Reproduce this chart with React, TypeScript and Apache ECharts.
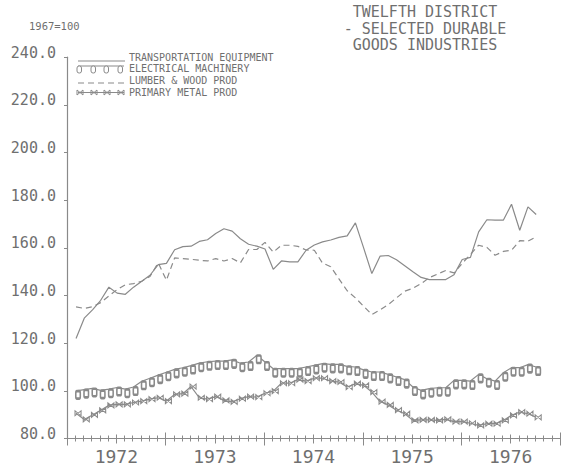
import React, { useEffect, useRef } from "react";
import * as echarts from "echarts";

// Monthly index counted from Jan 1972 (0); first plotted month is Feb 1972.
const startMonth = 1;
const yearLabels = ["1972", "1973", "1974", "1975", "1976"];
const firstYear = 1972;

const transportation = [
  122, 130.5, 134, 138, 143.5, 141, 140.5, 143.5, 146, 148.5,
  153, 153.5, 159.2, 160.5, 160.7, 162.7, 163.4, 166, 168, 167,
  163.8, 161.5, 160.7, 159.5, 151, 154.5, 154.1, 154.1, 159, 161.2,
  162.5, 163.3, 164.4, 165, 170.5, 160, 149.2, 156.5, 156.8, 155,
  152.5, 150, 147.6, 146.7, 146.7, 146.7, 148.7, 155.1, 156, 166.7,
  171.8, 171.6, 171.6, 178.3, 167.4, 177.2, 174,
];
const electrical = [
  100.0, 100.5, 101.0, 100.2, 100.7, 101.4, 100.7, 101.6, 104.0, 105.3,
  106.6, 107.8, 109.0, 109.7, 110.6, 111.6, 112.2, 112.5, 112.5, 113.0,
  111.6, 112.1, 114.9, 112.1, 109.3, 109.3, 109.3, 109.3, 110.0, 110.7,
  111.4, 111.1, 111.1, 110.3, 110.0, 108.8, 107.9, 107.9, 106.9, 105.8,
  104.7, 101.6, 100.2, 100.9, 101.3, 101.3, 104.4, 104.4, 104.1, 106.9,
  105.1, 104.1, 107.6, 109.7, 109.7, 111.0, 110.0,
];
const lumber = [
  135.2, 134.6, 135.3, 137, 139.8, 142.5, 144.5, 145, 146, 148,
  153.7, 146.4, 155.8, 155.5, 155.2, 154.8, 154.5, 155.5, 154.5, 155.5,
  153.7, 159.3, 159.3, 162.3, 158.2, 161.1, 161.1, 160.6, 159.1, 159,
  153.6, 152.1, 147, 142, 139, 135.5, 132, 134, 136.2, 139,
  141.8, 143, 145, 147.5, 149, 150.5, 149.5, 153.5, 157.2, 161.1,
  160.2, 156.9, 158.5, 159, 163, 162.8, 164.6,
];
const metal = [
  90.6, 88.0, 89.9, 91.8, 93.9, 94.3, 94.3, 95.1, 95.7, 96.5,
  97.1, 95.7, 98.5, 98.8, 101.8, 97.1, 96.5, 97.6, 96.0, 95.4,
  96.7, 97.6, 97.4, 99.0, 99.9, 103.2, 103.2, 104.7, 104.1, 105.3,
  105.3, 104.1, 103.7, 101.6, 103.0, 102.3, 99.5, 95.5, 94.1, 91.9,
  90.4, 87.6, 87.8, 87.8, 87.6, 88.0, 87.1, 87.1, 86.4, 85.5,
  86.2, 86.2, 87.6, 89.7, 91.1, 90.4, 88.9,
];

const seriesNames = [
  "TRANSPORTATION EQUIPMENT",
  "ELECTRICAL MACHINERY",
  "LUMBER & WOOD PROD",
  "PRIMARY METAL PROD",
];
const titleLines = ["TWELFTH DISTRICT", "- SELECTED DURABLE", "GOODS INDUSTRIES"];
const baseNote = "1967=100";

const LINE = "#8a8a8a";
const TEXT = "#6f6f6f";
const FONT = "DejaVu Sans Mono";
const BOWTIE = "path://M0,0L10,10L10,0L0,10Z";

const pairs = (vals: number[]) => vals.map((v, k) => [startMonth + k + 0.1, v]);

function tickAxis(interval: number, inside: boolean, length: number, extra: any = {}) {
  return {
    type: "value",
    position: "bottom",
    min: 0,
    max: 60,
    interval,
    axisLine: { show: false, onZero: false },
    axisTick: { show: true, inside, length, lineStyle: { color: LINE, width: 1 } },
    axisLabel: { show: false },
    splitLine: { show: false },
    ...extra,
  };
}

export default function App() {
  const ref = useRef<HTMLDivElement>(null);
  useEffect(() => {
    if (!ref.current) return;
    const chart = echarts.init(ref.current, undefined, { renderer: "svg" });
    const lx0 = 78;
    const lx1 = 125;
    const legendText = (y: number, t: string) => ({
      type: "text",
      x: 129,
      y,
      style: { text: t, fill: TEXT, font: `10px '${FONT}'`, verticalAlign: "middle", align: "left" },
    });
    const symXs = [77, 91, 104, 118];
    const graphic: any[] = [
      {
        type: "text",
        x: 425,
        y: 4,
        style: {
          text: titleLines.join("\n"),
          fill: TEXT,
          font: `15px '${FONT}'`,
          lineHeight: 16.5,
          align: "center",
          verticalAlign: "top",
        },
      },
      {
        type: "text",
        x: 29,
        y: 26,
        style: { text: baseNote, fill: TEXT, font: `10.5px '${FONT}'`, verticalAlign: "middle" },
      },
      // legend row 1
      { type: "line", shape: { x1: lx0, y1: 61, x2: lx1, y2: 61 }, style: { stroke: LINE, lineWidth: 1.2 } },
      legendText(57, seriesNames[0]),
      // legend row 2
      { type: "line", shape: { x1: lx0, y1: 66, x2: lx1 - 1, y2: 66 }, style: { stroke: LINE, lineWidth: 1.2 } },
      ...symXs.map((x) => ({
        type: "rect",
        shape: { x, y: 66, width: 4.5, height: 7, r: 2 },
        style: { stroke: LINE, fill: "#fff", lineWidth: 1 },
      })),
      legendText(68.7, seriesNames[1]),
      // legend row 3
      {
        type: "line",
        shape: { x1: lx0, y1: 83, x2: lx1, y2: 83 },
        style: { stroke: LINE, lineWidth: 1.2, lineDash: [6, 4] },
      },
      legendText(80.4, seriesNames[2]),
      // legend row 4
      { type: "line", shape: { x1: lx0, y1: 92.5, x2: lx1 - 1, y2: 92.5 }, style: { stroke: LINE, lineWidth: 1.2 } },
      ...symXs.map((x) => ({
        type: "polygon",
        shape: { points: [[x, 90], [x + 6, 95], [x + 6, 90], [x, 95]] },
        style: { stroke: LINE, fill: "none", lineWidth: 1 },
      })),
      legendText(92.1, seriesNames[3]),
    ];

    const option: any = {
      animation: false,
      backgroundColor: "#ffffff",
      grid: { left: 67, right: 1, top: 57.2, bottom: 29.5, containLabel: false, outerBoundsMode: "none" },
      xAxis: [
        {
          type: "value",
          position: "bottom",
          min: 0,
          max: 60,
          interval: 1,
          axisLine: { show: true, onZero: false, lineStyle: { color: LINE, width: 1.2 } },
          axisTick: { show: true, inside: false, length: 3, lineStyle: { color: LINE } },
          axisLabel: { show: false },
          splitLine: { show: false },
        },
        tickAxis(1, true, 3),
        tickAxis(6, false, 5),
        tickAxis(6, true, 4),
        tickAxis(12, false, 7),
        tickAxis(12, true, 6),
        tickAxis(6, false, 0, {
          axisTick: { show: false },
          axisLabel: {
            show: true,
            margin: 9,
            color: TEXT,
            fontFamily: FONT,
            fontSize: 18,
            formatter: (v: number) => (v % 12 === 6 ? yearLabels[(v - 6) / 12] ?? String(firstYear + (v - 6) / 12) : ""),
          },
        }),
      ],
      yAxis: {
        type: "value",
        min: 80,
        max: 240,
        interval: 20,
        axisLine: { show: true, onZero: false, lineStyle: { color: LINE, width: 1.2 } },
        axisTick: { show: true, length: 3, lineStyle: { color: LINE } },
        axisLabel: {
          color: TEXT,
          fontFamily: FONT,
          fontSize: 15,
          margin: 11,
          verticalAlign: "bottom",
          lineHeight: 9,
          formatter: (v: number) => v.toFixed(1),
        },
        splitLine: { show: false },
      },
      graphic,
      series: [
        {
          name: seriesNames[0],
          type: "line",
          data: pairs(transportation),
          symbol: "none",
          lineStyle: { color: LINE, width: 1.2 },
        },
        {
          name: seriesNames[1],
          type: "line",
          data: pairs(electrical),
          symbol: "emptyRoundRect",
          symbolSize: [4.5, 7.5],
          symbolOffset: [2, 4],
          itemStyle: { color: LINE, borderColor: LINE, borderWidth: 1 },
          lineStyle: { color: LINE, width: 1.2 },
        },
        {
          name: seriesNames[2],
          type: "line",
          data: pairs(lumber),
          symbol: "none",
          lineStyle: { color: LINE, width: 1.2, type: [6, 4] },
        },
        {
          name: seriesNames[3],
          type: "line",
          data: pairs(metal),
          symbol: BOWTIE,
          symbolSize: [6, 5],
          symbolOffset: [2, 0],
          itemStyle: { color: "none", borderColor: LINE, borderWidth: 1 },
          lineStyle: { color: LINE, width: 1.2 },
        },
      ],
    };
    chart.setOption(option);
    return () => chart.dispose();
  }, []);
  return (
    <div
      ref={ref}
      style={{ position: "fixed", left: 0, top: 0, width: 561, height: 468, background: "#fff" }}
    />
  );
}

## SHORT EXERCISE
Repeat exactly and only the lines from the start of the data above through the line that holds "const firstYear = 1972;", inclusive. Pictures do not belong in the copy.

## THE ANSWER
Reproduce this chart with React, TypeScript and Apache ECharts.
import React, { useEffect, useRef } from "react";
import * as echarts from "echarts";

// Monthly index counted from Jan 1972 (0); first plotted month is Feb 1972.
const startMonth = 1;
const yearLabels = ["1972", "1973", "1974", "1975", "1976"];
const firstYear = 1972;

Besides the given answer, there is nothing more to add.